De surcroît, chaque anniversaire ne fait pas seulement remonter en moi le souvenir de mes parents, mais également celui de l’étincelante beauté de l’environnement naturel et parfaitement pur, dans lequel je suis né et qui m’a vu grandir. Cela intensifie encore mon sens de l’urgence pour une protection des écosystèmes du Plateau Tibétain et de tout l’Himalaya. Comme je l’ai déjà exprimé, la région des glaciers est la source des principales rivières d’Asie, et représente le 3ème Pôle du globe lui-même. C’est pourquoi le Plateau Tibétain joue un rôle important pour le bien-être et la subsistance de ceux qui y vivent, mais aussi pour toute l’Asie et même la planète entière. Puisque la culture et le mode de vie tibétains ont toujours existé en harmonie avec cet environnement depuis des milliers d’années, je ressens sa protection comme une urgence absolue afin de préserver cet environnement crucial.
Ceci n’est pas seulement vrai pour le Plateau Tibétain, mais concerne aussi toute la région himalayenne, dont le Bhoutan et le Népal, ainsi que les états indiens de l’Himalaya comme celui du Sikkim. Le Bhoutan représente un excellent exemple de l’importance du maintien d’un mode de vie si bien adapté à l’environnement himalayen. Son engagement à agir ainsi est réellement louable.
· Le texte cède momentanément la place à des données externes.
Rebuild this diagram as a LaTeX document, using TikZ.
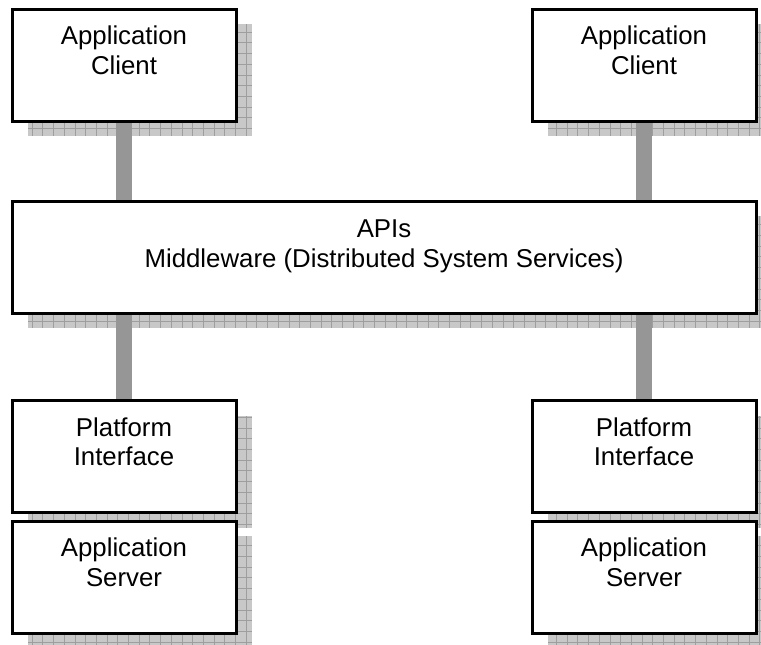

Je n’ai pas encore pu m’y rendre, mais plusieurs amis m’ont dit que le Sikkim est un état paisible et protecteur de son environnement. Le siège principal de la lignée de réincarnation des Karmapas est le monastère de Tsurphu au Tibet, j’ai eu la merveilleuse opportunité d’y vivre. Lorsque le 16° Karmapa a quitté le Tibet, il a bâti un siège monastique à Rumtek au Sikkim, il fait actuellement partie de l’Inde.
De nombreuses personnes du Sikkim ont tissé un lien profond et sacré avec le 16ème Karmapa, elles ont maintenant reporté sur moi leur dévotion. Beaucoup d’entre-elles m’ont présenté à plusieurs reprises la requête que je vienne les voir. C’est mon vœux le plus cher de pouvoir me rendre au Sikkim afin de les rencontrer, d’honorer ces liens sacrés et de faire un pèlerinage dans les lieux saints.
Le Népal ne s’est pas encore remis de la terrible destruction et des pertes de vies dues aux récents tremblements de terre. J’ai demandé à mes monastères de moines et de moniales de prier pour ce pays mais aussi de lui apporter une aide pratique. Je leur demande maintenant de poursuivre cette aide inlassablement, tant que la reconstruction et la guérison ne sera pas totale. Ce tragique séisme montre de toute évidence la valeur et l’importance de l’environnement naturel. Nous devons y voir une leçon et intensifier nos efforts pour préserver et protéger notre planète. Elle a été cette mère aimante et source de vie qui nous a tous nourri.
Ce sont toutes ces raisons qui me poussent à ne pas célébrer personnellement mon anniversaire. Je comprend que d’autres puissent néanmoins vouloir marquer ce jour. Je ne veux empêcher personne d’organiser une célébration si tel est son souhait.
De mon point de vue, je ne pense pas avoir accompli quoi que ce soit que je puisse considérer comme louable au cours de toutes ces années. Je n’ai rien fait et pourtant j’ai reçu beaucoup de soutien et d’amour de nombreuses personnes. Je veux profiter de cette occasion pour les remercier toutes du plus profond de mon cœur.